Diddley was born Ellas Otha Bates in McComb, Mississippi, on December 30, 1928. He later took the name McDaniel after being adopted by his mother’s cousin. Diddley’s family moved to Chicago when he was 7, according to his Hall of Fame biography.

He played violin as a child, but said he was inspired to pick up the guitar after hearing John Lee Hooker’s 1949 rhythm and blues hit, “Boogie Chillen.”

He told many stories of how he got the name “Bo Diddley.” In a 1999 interview, he said it came from his childhood friends, according to AP. Other tales included a one-string instrument from traditional blues called a diddley bow, the AP notes.

Either way, it became his own—as did his music.

“I don’t like to copy anybody.
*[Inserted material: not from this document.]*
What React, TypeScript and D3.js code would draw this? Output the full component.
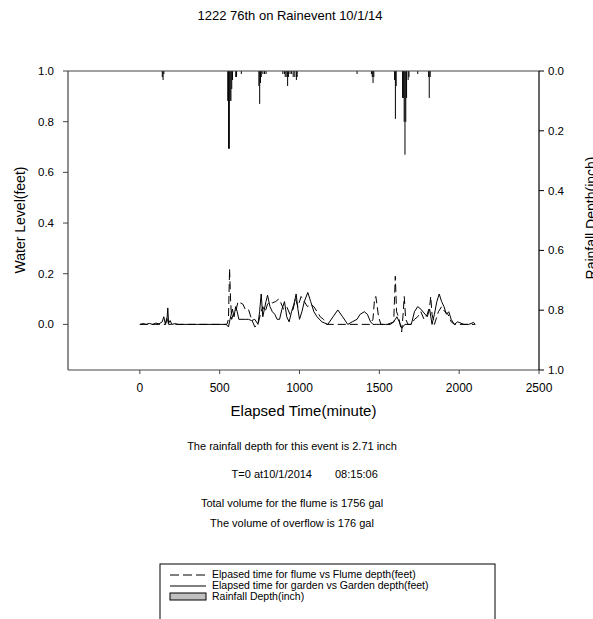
import React from "react";
import * as d3 from "d3";

const title = "1222 76th on Rainevent 10/1/14";
const xTicks = [0, 500, 1000, 1500, 2000, 2500];
const yLeftTicks = [0.0, 0.2, 0.4, 0.6, 0.8, 1.0];
const yRightTicks = [0.0, 0.2, 0.4, 0.6, 0.8, 1.0];

// Rainfall depth bars [elapsed minute, depth inch]
const rainTime = [140, 145, 150, 550, 555, 560, 565, 570, 575, 580, 600, 605, 635,
  745, 750, 755, 760, 770, 780, 790, 895, 905, 910, 920, 925, 930, 940, 950, 960, 970, 980, 985,
  1360, 1450, 1455, 1460, 1465, 1595, 1600, 1605,
  1645, 1650, 1655, 1660, 1665, 1670, 1680, 1685, 1740, 1808, 1812, 1818];
const rainDepth = [0.02, 0.03, 0.01, 0.1, 0.26, 0.26, 0.1, 0.1, 0.06, 0.03, 0.02, 0.02, 0.01,
  0.05, 0.11, 0.04, 0.02, 0.01, 0.01, 0.01, 0.01, 0.01, 0.02, 0.02, 0.05, 0.02, 0.01, 0.01, 0.02, 0.02, 0.03, 0.02,
  0.01, 0.01, 0.02, 0.04, 0.02, 0.03, 0.16, 0.05,
  0.09, 0.09, 0.17, 0.28, 0.17, 0.09, 0.03, 0.02, 0.01, 0.02, 0.09, 0.02];

// Garden depth (solid)
const gardenTime = [0, 20, 40, 60, 80, 100, 120, 140, 150, 160, 170, 175, 180, 190, 200, 220, 240, 300, 360, 420, 480, 540,
  555, 565, 580, 590, 600, 610, 620, 640, 660, 680, 700, 720, 740, 750, 760, 770, 780, 790, 800, 815, 830, 845, 860,
  875, 890, 906, 920, 935, 950, 965, 979, 990, 1000, 1015, 1030, 1052, 1070, 1090, 1110, 1140, 1177, 1210, 1240, 1270,
  1302, 1330, 1360, 1380, 1406, 1425, 1445, 1460, 1480, 1500, 1540, 1570, 1590, 1610, 1625, 1640, 1660, 1680, 1700,
  1720, 1740, 1760, 1780, 1800, 1815, 1830, 1845, 1860, 1875, 1890, 1905, 1920, 1935, 1950, 1970, 1990, 2010, 2030,
  2060, 2080, 2090, 2100];
const gardenDepth = [0, 0.003, 0, 0.004, 0, 0.005, 0.002, 0.01, 0.03, 0, 0.02, 0.065, 0.005, 0.015, 0, 0.003, 0, 0, 0, 0, 0, 0,
  -0.01, 0.02, 0.06, 0.03, 0.07, 0.05, 0.02, 0.02, 0.02, 0.02, 0.015, 0.02, 0, 0.05, 0.12, 0.03, 0.06, 0.09, 0.115, 0.07, 0.05, 0.04, 0.02,
  0.02, 0.06, 0.09, 0.03, 0.01, 0.05, 0.08, 0.12, 0.06, 0.02, 0.05, 0.09, 0.126, 0.09, 0.05, 0.03, 0.01, 0, 0.03, 0.057, 0.03,
  0, 0.01, 0.02, 0.04, 0.05, 0.04, 0.01, 0, 0, 0, 0, 0, 0.01, 0.03, 0.01, -0.015, 0, 0, 0,
  0.05, 0.07, 0.06, 0.045, 0.03, 0.06, 0, 0.04, 0.09, 0.12, 0.09, 0.07, 0.04, 0.05, 0.02, 0, 0.01, 0.005, 0,
  0, 0.005, 0.008, 0];

// Flume depth (dashed)
const flumeTime = [0, 100, 160, 170, 180, 300, 545, 555, 562, 568, 575, 585, 600, 615, 630, 645, 660, 680, 700, 720, 740,
  755, 770, 785, 800, 815, 830, 850, 870, 880, 900, 920, 940, 960, 975, 990, 1010, 1030, 1050, 1070, 1090, 1110, 1130,
  1150, 1170, 1300, 1440, 1460, 1470, 1478, 1485, 1495, 1510, 1550, 1590, 1600, 1608, 1620, 1640, 1650, 1656, 1665,
  1680, 1700, 1720, 1740, 1760, 1780, 1800, 1815, 1822, 1830, 1845, 1870, 1890, 1910, 1930, 1950, 1970, 2000, 2100];
const flumeDepth = [0, 0, 0, 0.03, 0, 0, 0, 0.02, 0.22, 0.1, 0.02, 0.04, 0.05, 0.09, 0.085, 0.08, 0.06, 0.06, 0.02, -0.01, 0,
  0.04, 0.07, 0.05, 0.08, 0.09, 0.085, 0.09, 0.1, 0.09, 0.06, 0.07, 0.04, 0.06, 0.1, 0.07, 0.11, 0.09, 0.07, 0.08, 0.07, 0.05, 0.03,
  0.02, 0, 0, 0, 0.02, 0.1, 0.11, 0.08, 0.03, 0, 0, 0.01, 0.19, 0.05, 0.03, -0.03, 0.05, 0.11, 0.02,
  0, 0, 0.02, 0.03, 0.05, 0.02, 0.04, 0.07, 0.11, 0.04, 0, 0.05, 0.07, 0.05, 0.04, 0.01, 0, 0, 0];

const infoLines = [
  "The rainfall depth for this event is 2.71 inch",
  "Total volume for the flume is 1756 gal",
  "The volume of overflow is 176 gal",
];
const legendLabels = [
  "Elpased time for flume vs Flume depth(feet)",
  "Elapsed time for garden vs Garden depth(feet)",
  "Rainfall Depth(inch)",
];

const FONT = "'Liberation Sans', Arial, sans-serif";

export default function App() {
  const W = 593, H = 619;
  const left = 68, right = 539, top = 71, bottom = 370;
  const x = d3.scaleLinear().domain([-450, 2500]).range([left, right]);
  const yL = d3.scaleLinear().domain([-0.18, 1.0]).range([bottom, top]);
  const yR = d3.scaleLinear().domain([0, 1]).range([top, bottom]);

  const garden = gardenTime.map((t, i) => [t, gardenDepth[i]] as [number, number]);
  const flume = flumeTime.map((t, i) => [t, flumeDepth[i]] as [number, number]);
  const line = d3.line<[number, number]>().x(d => x(d[0])).y(d => yL(d[1]));
  const fmt = d3.format(".1f");

  return (
    <svg width={W} height={H} style={{ position: "absolute", left: 0, top: 0, background: "#fff" }} fontFamily={FONT}>
      <rect x={0} y={0} width={W} height={H} fill="#fff" />
      <text x={290} y={20} textAnchor="middle" fontSize={13}>{title}</text>

      {/* rainfall bars */}
      <g>
        {rainTime.map((t, i) => (
          <rect key={i} x={x(t - 2.6)} y={yR(0)} width={Math.max(x(t + 2.6) - x(t - 2.6), 1)}
            height={yR(rainDepth[i]) - yR(0)} fill="#000" />
        ))}
      </g>

      {/* lines */}
      <path d={line(garden) || ""} fill="none" stroke="#000" strokeWidth={1} />
      <path d={line(flume) || ""} fill="none" stroke="#000" strokeWidth={1} strokeDasharray="8,4" />

      {/* frame */}
      <line x1={left} x2={right} y1={top} y2={top} stroke="#444" strokeWidth={1.2} />
      <line x1={left} x2={left} y1={top} y2={bottom} stroke="#444" strokeWidth={1.2} />
      <line x1={left} x2={right} y1={bottom} y2={bottom} stroke="#444" strokeWidth={1.2} />
      <line x1={right} x2={right} y1={top} y2={bottom} stroke="#000" strokeWidth={1.2} />

      {/* left axis */}
      {yLeftTicks.map(v => (
        <g key={"l" + v}>
          <line x1={left - 5} x2={left} y1={yL(v)} y2={yL(v)} stroke="#444" />
          <text x={54} y={yL(v) + 4} textAnchor="end" fontSize={11.5}>{fmt(v)}</text>
        </g>
      ))}
      <text transform={`translate(25,220) rotate(-90)`} textAnchor="middle" fontSize={14}>Water Level(feet)</text>

      {/* right axis */}
      {yRightTicks.map(v => (
        <g key={"r" + v}>
          <line x1={right} x2={right + 5} y1={yR(v)} y2={yR(v)} stroke="#000" />
          <text x={548} y={yR(v) + 4} textAnchor="start" fontSize={11.5}>{fmt(v)}</text>
        </g>
      ))}
      <text transform={`translate(596,218) rotate(-90)`} textAnchor="middle" fontSize={14}>Rainfall Depth(inch)</text>

      {/* bottom axis */}
      {xTicks.map(v => (
        <g key={"x" + v}>
          <line x1={x(v)} x2={x(v)} y1={bottom} y2={bottom + 4} stroke="#444" />
          <text x={x(v)} y={392} textAnchor="middle" fontSize={12}>{v}</text>
        </g>
      ))}
      <text x={303.5} y={416} textAnchor="middle" fontSize={15}>Elapsed Time(minute)</text>

      {/* info text */}
      <text x={292} y={450} textAnchor="middle" fontSize={11}>{infoLines[0]}</text>
      <text x={312} y={478} textAnchor="end" fontSize={11}>T=0 at10/1/2014</text>
      <text x={335} y={478} textAnchor="start" fontSize={11}>08:15:06</text>
      <text x={292} y={507} textAnchor="middle" fontSize={11}>{infoLines[1]}</text>
      <text x={292} y={527} textAnchor="middle" fontSize={11}>{infoLines[2]}</text>

      {/* legend */}
      <rect x={160} y={564} width={335} height={70} fill="none" stroke="#000" strokeWidth={1} />
      <line x1={170} x2={206} y1={575} y2={575} stroke="#000" strokeDasharray="9,4" />
      <line x1={170} x2={206} y1={586} y2={586} stroke="#000" />
      <rect x={170} y={593} width={36} height={7} fill="#c0c0c0" stroke="#000" />
      <text x={212} y={578} fontSize={10.5}>{legendLabels[0]}</text>
      <text x={212} y={589} fontSize={10.5}>{legendLabels[1]}</text>
      <text x={212} y={600} fontSize={10.5}>{legendLabels[2]}</text>
    </svg>
  );
}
Everybody tries to do what I do, update it,” he told the AP. “I don’t have any idols I copied after.”

“They copied everything I did, upgraded it, messed it up. It seems to me that nobody can come up with their own thing, they have to put a little bit of Bo Diddley there,” he said.

He continued to tour well into 2007, but suffered a stroke last May and a heart attack in August.

He was inducted into the Rock ‘n’ Roll Hall of Fame in January 1987.

Though he was upset that he never received the financial rewards he expected—”I am owed,” he told the AP, adding “a dude with a pencil is worse than a cat with a machine gun”—he reflected modestly on the rock ‘n’ roll revolution he helped start.

“Well, it’s no different from anything else, I guess. I started sumthin’. I just happened to be the first one,” he told the British magazine Uncut in 2005. “But I never thought it would turn into what it did. Somebody had to be first, and it happened to be me.”